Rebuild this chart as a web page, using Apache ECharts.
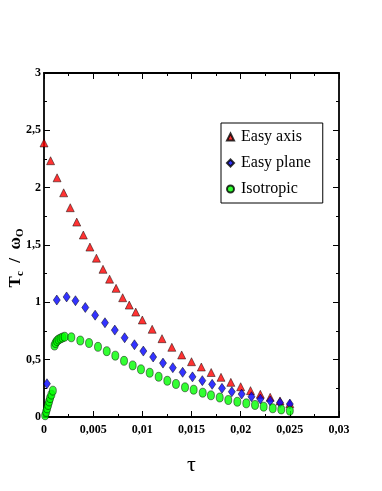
<!DOCTYPE html>
<html>
<head>
<meta charset="utf-8">
<script src="https://cdn.jsdelivr.net/npm/echarts@6/dist/echarts.min.js"></script>
<style>
  html, body { margin: 0; padding: 0; background: #fff; }
  #main { width: 382px; height: 491px; }
</style>
</head>
<body>
<div id="main"></div>
<script>
  // values (tau, Tc / omega0)
  var easyAxisX = [0, 0.00067, 0.00133, 0.002, 0.00267, 0.00333, 0.004, 0.00467, 0.00533, 0.006,
    0.00667, 0.00733, 0.008, 0.00867, 0.00933, 0.01, 0.011, 0.012, 0.013, 0.014, 0.015, 0.016,
    0.017, 0.018, 0.019, 0.02, 0.021, 0.022, 0.023, 0.024, 0.025];
  var easyAxisY = [2.39, 2.235, 2.086, 1.955, 1.825, 1.70, 1.587, 1.482, 1.385, 1.288,
    1.202, 1.122, 1.04, 0.976, 0.915, 0.846, 0.765, 0.683, 0.608, 0.541, 0.482, 0.436,
    0.388, 0.346, 0.302, 0.264, 0.23, 0.198, 0.172, 0.14, 0.116];

  var easyPlaneX = [0.0003, 0.0013, 0.0023, 0.0032, 0.0042, 0.0052, 0.0062, 0.0072, 0.0082, 0.0092,
    0.0101, 0.0111, 0.0121, 0.0131, 0.0141, 0.0151, 0.0161, 0.0171, 0.0181, 0.0191,
    0.0201, 0.0211, 0.022, 0.023, 0.024, 0.025];
  var easyPlaneY = [0.29, 1.02, 1.047, 1.014, 0.955, 0.888, 0.822, 0.758, 0.691, 0.63,
    0.575, 0.523, 0.47, 0.43, 0.39, 0.35, 0.317, 0.285, 0.25, 0.22,
    0.2, 0.177, 0.157, 0.14, 0.125, 0.113];

  var isotropicX = [0.00012, 0.00022, 0.00032, 0.00042, 0.00052, 0.00062, 0.00075, 0.0009,
    0.00107, 0.00117, 0.00132, 0.00148, 0.00168, 0.00188, 0.0021,
    0.00278, 0.00369, 0.00458, 0.00549, 0.00638, 0.00725, 0.00814, 0.00902, 0.00986, 0.01075,
    0.01166, 0.01254, 0.01342, 0.01434, 0.01522, 0.01614, 0.01698, 0.01787, 0.01874, 0.01966,
    0.02057, 0.02146, 0.02234, 0.02326, 0.02413, 0.025];
  var isotropicY = [0.015, 0.045, 0.075, 0.105, 0.135, 0.165, 0.195, 0.23,
    0.623, 0.645, 0.663, 0.676, 0.685, 0.693, 0.70,
    0.695, 0.667, 0.645, 0.612, 0.574, 0.535, 0.49, 0.45, 0.416, 0.386,
    0.351, 0.316, 0.288, 0.259, 0.238, 0.212, 0.189, 0.17, 0.148, 0.133,
    0.119, 0.105, 0.09, 0.076, 0.066, 0.055];

  var seriesNames = ['Easy axis', 'Easy plane', 'Isotropic'];

  function zip(xs, ys) {
    return xs.map(function (x, i) { return [x, ys[i]]; });
  }

  // decimal comma like the original
  function fmt(v) {
    return String(+v.toFixed(4)).replace('.', ',');
  }

  var serif = 'Liberation Serif';
  var lineStyle = { color: '#000', width: 1.8 };
  var tickStyle = { color: '#000', width: 1 };

  function xAx(pos, show) {
    return {
      type: 'value', position: pos, min: 0, max: 0.03, interval: 0.005,
      axisLine: { show: true, onZero: false, lineStyle: lineStyle },
      axisTick: { show: true, inside: true, length: 6, lineStyle: tickStyle },
      minorTick: { show: true, splitNumber: 2, length: 3, lineStyle: tickStyle },
      splitLine: { show: false },
      axisLabel: { show: show, formatter: fmt, margin: 7, color: '#000',
        fontFamily: serif, fontWeight: 'bold', fontSize: 12 }
    };
  }

  function yAx(pos, show) {
    return {
      type: 'value', position: pos, min: 0, max: 3, interval: 0.5,
      axisLine: { show: true, onZero: false, lineStyle: lineStyle },
      axisTick: { show: true, inside: true, length: 6, lineStyle: tickStyle },
      minorTick: { show: true, splitNumber: 2, length: 3, lineStyle: tickStyle },
      splitLine: { show: false },
      axisLabel: { show: show, formatter: fmt, margin: 3, color: '#000',
        fontFamily: serif, fontWeight: 'bold', fontSize: 12 }
    };
  }

  var xBottom = xAx('bottom', true);
  xBottom.name = 'τ';
  xBottom.nameLocation = 'middle';
  xBottom.nameGap = 37;
  xBottom.nameMoveOverlap = false;
  xBottom.nameTextStyle = { fontFamily: serif, fontSize: 22, color: '#000' };

  var yLeft = yAx('left', true);
  // the spacer at the end pushes the title a bit below the middle, as in the original
  yLeft.name = '{a|T}{b|c}{a|  /  ω}{b|O}{s| }';
  yLeft.nameLocation = 'middle';
  yLeft.nameGap = 18;
  yLeft.nameMoveOverlap = false;
  yLeft.nameTextStyle = {
    color: '#000',
    rich: {
      a: { fontFamily: serif, fontWeight: 'bold', fontSize: 17, lineHeight: 20, color: '#000' },
      b: { fontFamily: serif, fontWeight: 'bold', fontSize: 11, lineHeight: 12, verticalAlign: 'bottom', color: '#000' },
      s: { fontSize: 12, lineHeight: 12, width: 26 }
    }
  };

  var myChart = echarts.init(document.getElementById('main'));
  var option = {
    animation: false,
    backgroundColor: '#fff',
    grid: { left: 44, right: 43, top: 73, bottom: 74, outerBoundsMode: 'none', containLabel: false },
    legend: {
      data: seriesNames,
      orient: 'vertical',
      left: 221,
      top: 123,
      padding: [6, 12, 6, 5],
      itemGap: 10,
      itemWidth: 7,
      itemHeight: 7,
      borderColor: '#000',
      borderWidth: 1,
      backgroundColor: '#fff',
      textStyle: { fontFamily: serif, fontSize: 16, color: '#000', padding: [0, 0, 0, 2] }
    },
    xAxis: [xBottom, xAx('top', false)],
    yAxis: [yLeft, yAx('right', false)],
    series: [
      {
        name: seriesNames[0], type: 'scatter', symbol: 'triangle', symbolSize: [8, 8],
        itemStyle: { color: '#ff0000', borderColor: '#000', borderWidth: 0.6 },
        data: zip(easyAxisX, easyAxisY)
      },
      {
        name: seriesNames[1], type: 'scatter', symbol: 'diamond', symbolSize: [7, 10],
        itemStyle: { color: '#0000ff', borderColor: '#000', borderWidth: 0.6 },
        data: zip(easyPlaneX, easyPlaneY)
      },
      {
        name: seriesNames[2], type: 'scatter', symbol: 'circle', symbolSize: [7, 9],
        itemStyle: { color: '#00ff00', borderColor: '#000', borderWidth: 0.6 },
        data: zip(isotropicX, isotropicY)
      }
    ]
  };
  myChart.setOption(option);
</script>
</body>
</html>
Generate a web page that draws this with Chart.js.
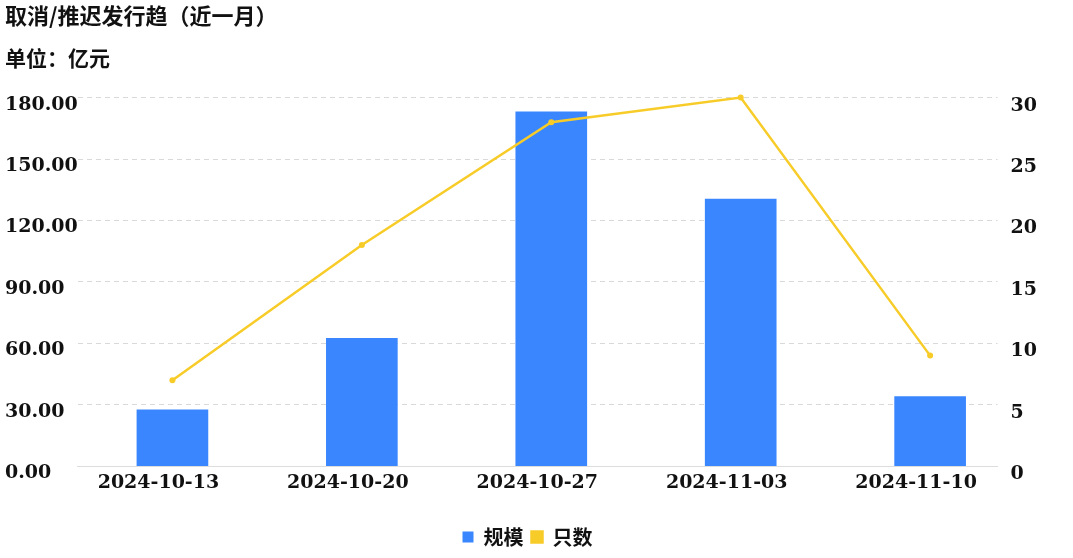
<!DOCTYPE html>
<html>
<head>
<meta charset="utf-8">
<script src="https://cdn.jsdelivr.net/npm/chart.js@4.4.1/dist/chart.umd.min.js"></script>
<style>
  html, body { margin: 0; padding: 0; background: #fff; }
  #wrap { width: 1073px; height: 558px; }
</style>
</head>
<body>
<div id="wrap"><canvas id="chart"></canvas></div>
<script>
const DATES  = ['2024-10-13', '2024-10-20', '2024-10-27', '2024-11-03', '2024-11-10'];
const GUIMO  = [27.5, 62.5, 173, 130.5, 34];   // 规模 (亿元)
const ZHISHU = [7, 18, 28, 30, 9];              // 只数
const LEFT_TICKS  = [0, 30, 60, 90, 120, 150, 180];
const RIGHT_TICKS = [0, 5, 10, 15, 20, 25, 30];

const BLUE   = '#3a86ff';
const YELLOW = '#f8cc28';
const GRID   = '#d9d9d9';

Chart.defaults.font.family = "'DejaVu Serif', 'Noto Sans CJK SC', serif";
Chart.defaults.font.weight = 'bold';
Chart.defaults.font.size = 19;
Chart.defaults.color = '#111';

new Chart(document.getElementById('chart'), {
  data: {
    datasets: [
      {
        type: 'bar',
        label: '规模',
        data: GUIMO.map((v, i) => ({ x: i, y: v })),
        backgroundColor: BLUE,
        borderWidth: 0,
        barThickness: 71,
        yAxisID: 'y',
        order: 2,
      },
      {
        type: 'line',
        label: '只数',
        data: ZHISHU.map((v, i) => ({ x: i, y: v })),
        borderColor: YELLOW,
        backgroundColor: YELLOW,
        borderWidth: 2.5,
        pointRadius: 3,
        pointBorderWidth: 0,
        tension: 0,
        clip: false,
        yAxisID: 'y1',
        order: 1,
      },
    ],
  },
  options: {
    responsive: true,
    maintainAspectRatio: false,
    animation: false,
    layout: { padding: { left: 5, right: 23, top: 0, bottom: 1 } },
    plugins: {
      title: {
        display: true,
        text: '取消/推迟发行趋（近一月）',
        align: 'start',
        font: { family: "'Noto Sans CJK SC', sans-serif", size: 22, weight: 'bold' },
        padding: { top: 2, bottom: 17 },
      },
      subtitle: {
        display: true,
        text: '单位：亿元',
        align: 'start',
        color: '#111',
        font: { family: "'Noto Sans CJK SC', sans-serif", size: 21, weight: 'bold' },
        padding: { top: 0, bottom: 27 },
      },
      legend: {
        position: 'bottom',
        labels: {
          boxWidth: 11,
          boxHeight: 11,
          padding: 8,
          sort: (a, b) => a.datasetIndex - b.datasetIndex,
          font: { family: "'Noto Sans CJK SC', sans-serif", size: 20, weight: 'bold' },
        },
      },
      tooltip: { enabled: false },
    },
    scales: {
      x: {
        type: 'linear',
        offset: false,
        min: -0.5,
        max: 4.356,
        afterBuildTicks: s => { s.ticks = DATES.map((_, i) => ({ value: i })); },
        afterFit: s => { s.height += 28; },
        ticks: {
          callback: v => DATES[v] ?? '',
          labelOffset: -14,
          padding: -3,
          maxRotation: 0,
          autoSkip: false,
        },
        grid: { display: false },
        border: { display: true, color: '#dddddd', width: 1 },
      },
      y: {
        position: 'left',
        min: 0,
        max: 180,
        afterBuildTicks: s => { s.ticks = LEFT_TICKS.map(v => ({ value: v })); },
        ticks: {
          callback: v => v.toFixed(2),
          crossAlign: 'far',
          padding: 0,
          labelOffset: 7,
        },
        grid: { color: GRID, drawTicks: false, tickLength: 0 },
        border: { display: false, dash: [5, 4] },
      },
      y1: {
        position: 'right',
        min: 0,
        max: 30,
        afterBuildTicks: s => { s.ticks = RIGHT_TICKS.map(v => ({ value: v })); },
        ticks: {
          padding: 13,
          labelOffset: 8,
        },
        grid: { drawOnChartArea: false, drawTicks: false },
        border: { display: false },
      },
    },
  },
});
</script>
</body>
</html>
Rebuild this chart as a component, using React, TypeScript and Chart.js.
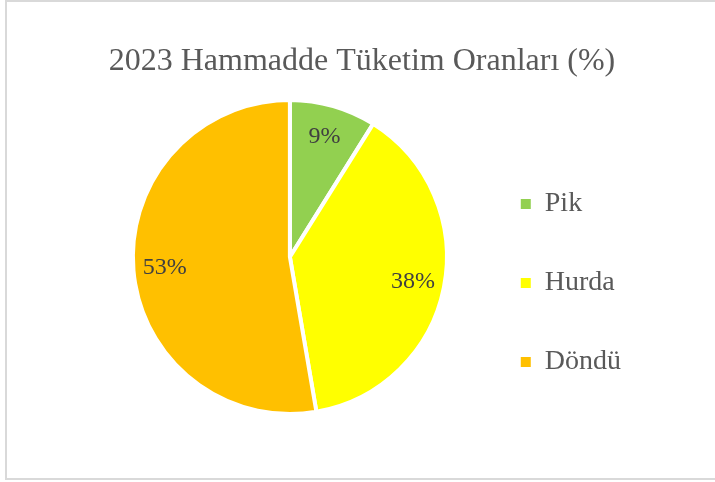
import React, { useEffect, useRef } from "react";
import { Chart, registerables } from "chart.js";

Chart.register(...registerables);

const titleText = "2023 Hammadde Tüketim Oranları (%)";
const categories = ["Pik", "Hurda", "Döndü"];
const shares = [8.9, 38.4, 52.7];
const sliceColors = ["#92D050", "#FFFF00", "#FFC000"];

const SERIF = "'Liberation Serif', 'Times New Roman', serif";

const pctLabels = {
  id: "pctLabels",
  afterLayout(chart: any) {
    const t = chart.titleBlock;
    if (t) {
      t.left -= 17;
    }
  },
  afterDatasetsDraw(chart: any) {
    const ctx = chart.ctx;
    const meta = chart.getDatasetMeta(0);
    const data = chart.data.datasets[0].data as number[];
    const total = data.reduce((a, b) => a + b, 0);
    ctx.save();
    ctx.font = `24px ${SERIF}`;
    ctx.fillStyle = "#404040";
    ctx.textAlign = "center";
    ctx.textBaseline = "middle";
    meta.data.forEach((arc: any, i: number) => {
      const p = arc.getProps(["x", "y", "startAngle", "endAngle", "outerRadius"], true);
      const mid = (p.startAngle + p.endAngle) / 2;
      const r = p.outerRadius * 0.8;
      const tx = p.x + Math.cos(mid) * r;
      const ty = p.y + Math.sin(mid) * r;
      ctx.fillText(Math.round((data[i] / total) * 100) + "%", tx, ty);
    });
    ctx.restore();
  },
};

export default function App() {
  const ref = useRef<HTMLCanvasElement>(null);
  useEffect(() => {
    document.body.style.margin = "0";
    const canvas = ref.current!;
    const baseGen = (Chart as any).overrides.pie.plugins.legend.labels.generateLabels;
    const chart = new Chart(canvas, {
      type: "pie",
      data: {
        labels: categories,
        datasets: [
          {
            data: shares,
            backgroundColor: sliceColors,
            borderColor: "#FFFFFF",
            borderWidth: 4,
            radius: 157,
          },
        ],
      },
      options: {
        responsive: false,
        animation: false,
        layout: { padding: { left: 110, right: 84, top: 0, bottom: 55 } },
        plugins: {
          title: {
            display: true,
            text: titleText,
            color: "#595959",
            font: { family: SERIF, size: 32, weight: "normal" },
            padding: { top: 42, bottom: 6.6 },
          },
          legend: {
            display: true,
            position: "right",
            align: "end",
            labels: {
              color: "#595959",
              font: { family: SERIF, size: 28 },
              boxWidth: 10,
              boxHeight: 10,
              padding: 51,
              generateLabels: (c: any) =>
                baseGen(c).map((l: any) => ({ ...l, lineWidth: 0, strokeStyle: "transparent" })),
            },
          },
          tooltip: { enabled: false },
        },
      },
      plugins: [pctLabels],
    });
    return () => chart.destroy();
  }, []);
  return (
    <div style={{ position: "relative", width: 715, height: 482, overflow: "hidden", background: "#fff" }}>
      <div
        style={{
          position: "absolute",
          left: 5,
          top: 0,
          width: 730,
          height: 480,
          boxSizing: "border-box",
          border: "2px solid #d9d9d9",
        }}
      />
      <canvas
        ref={ref}
        width={715}
        height={482}
        style={{ position: "absolute", left: 0, top: 0, width: 715, height: 482 }}
      />
    </div>
  );
}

**Objective**
Starting at the first line of the material, output exactly the lines up to and including the one with "0.2, 0.177, 0.157, 0.14, 0.125, 0.113];". Do not include the pictures.

**The response**
Rebuild this chart as a web page, using Apache ECharts.
<!DOCTYPE html>
<html>
<head>
<meta charset="utf-8">
<script src="https://cdn.jsdelivr.net/npm/echarts@6/dist/echarts.min.js"></script>
<style>
  html, body { margin: 0; padding: 0; background: #fff; }
  #main { width: 382px; height: 491px; }
</style>
</head>
<body>
<div id="main"></div>
<script>
  // values (tau, Tc / omega0)
  var easyAxisX = [0, 0.00067, 0.00133, 0.002, 0.00267, 0.00333, 0.004, 0.00467, 0.00533, 0.006,
    0.00667, 0.00733, 0.008, 0.00867, 0.00933, 0.01, 0.011, 0.012, 0.013, 0.014, 0.015, 0.016,
    0.017, 0.018, 0.019, 0.02, 0.021, 0.022, 0.023, 0.024, 0.025];
  var easyAxisY = [2.39, 2.235, 2.086, 1.955, 1.825, 1.70, 1.587, 1.482, 1.385, 1.288,
    1.202, 1.122, 1.04, 0.976, 0.915, 0.846, 0.765, 0.683, 0.608, 0.541, 0.482, 0.436,
    0.388, 0.346, 0.302, 0.264, 0.23, 0.198, 0.172, 0.14, 0.116];

  var easyPlaneX = [0.0003, 0.0013, 0.0023, 0.0032, 0.0042, 0.0052, 0.0062, 0.0072, 0.0082, 0.0092,
    0.0101, 0.0111, 0.0121, 0.0131, 0.0141, 0.0151, 0.0161, 0.0171, 0.0181, 0.0191,
    0.0201, 0.0211, 0.022, 0.023, 0.024, 0.025];
  var easyPlaneY = [0.29, 1.02, 1.047, 1.014, 0.955, 0.888, 0.822, 0.758, 0.691, 0.63,
    0.575, 0.523, 0.47, 0.43, 0.39, 0.35, 0.317, 0.285, 0.25, 0.22,
    0.2, 0.177, 0.157, 0.14, 0.125, 0.113];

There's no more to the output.